The three solid phases of (CH₃)₃CCN have been further investigated by differential thermal analysis. Phase I is the highest-temperature phase. Phase II is fairly stable to the lowest temperature unless it is rewarmed. ¹H n.m.r. relaxation times (T₁ and T_1ρ) were measured in all the solid and the liquid phases. In phases II and III two minima in T₁ were observed owing to methyl and uniaxial molecular reorientation.

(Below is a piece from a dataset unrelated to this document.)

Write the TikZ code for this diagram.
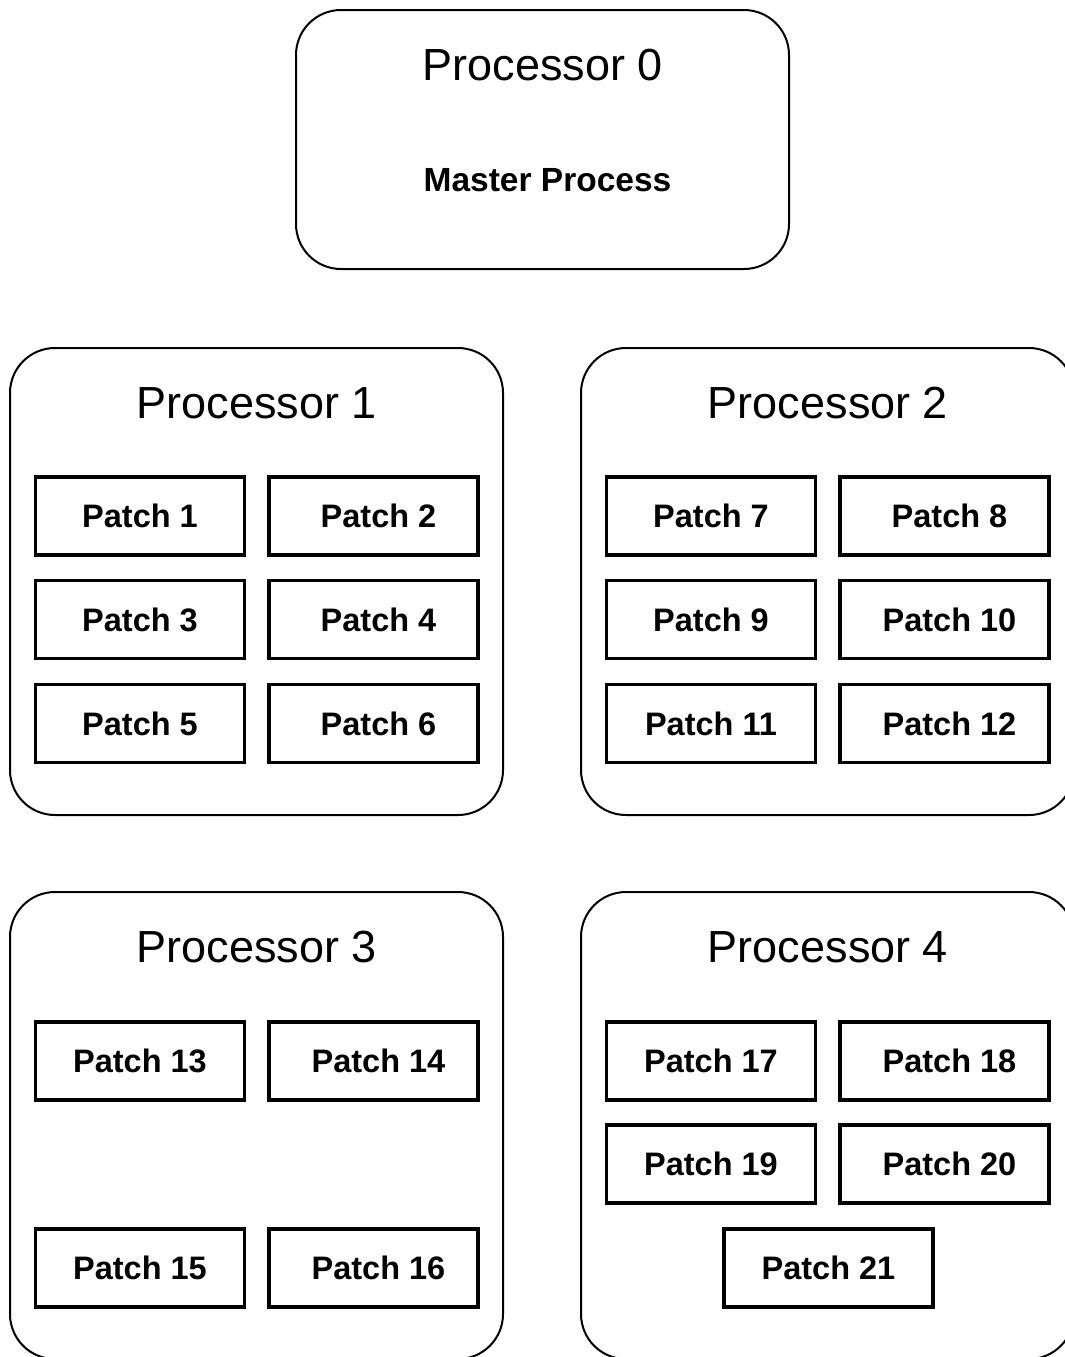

The analysis of the T₁ and T_1ρ in phase III gave the activation parameters E_a= 20.1 ± 1.1 kJ mol^–1 and τ₀=(2.68^+2.31_–1.25)× 10^–14 s for methyl reorientation [E_a= 18.7 ± 0.9 kJ mol^–1, τ₀=(4.63^+3.11_–1.86)× 10^–14 s in phase II] and E_a= 18.3 ± 0.3 kJ mol^–1 and τ₀=(6.35^+2.15_–1.60)× 10^–14 s for uniaxial molecular reorientation [E_a= 16.9 ± 0.3 kJ mol^–1, τ₀=(1.14^+0.31_–0.24)× 10^–14 s in phase II]. Uniaxial molecular reorientation is found to be faster than methyl-group reorientation. In phase I the T₁ is governed by methyl reorientation with an activation energy of 16.3 ± 0.7 kJ mol^–1 and activation volume of 0.04 V_m, where V_m is the molar volume calculated from neutron-diffraction data. On the other hand T_1ρ is governed by translational self-diffusion with an activation energy of 78.8 ± 3.7 kJ mol^–1 and τ₀(3.5^+14.4_–2.8)× 10^–18 s and an activation volume of 0.9 V_m, which suggests a monovacancy diffusion mechanism. The mean jump time of the molecules at the melting point is three orders of magnitude slower than in plastic crystals. The activation energy for the molecular motion in the liquid phase is 11.9 ± 1.4 kJ mol^–1.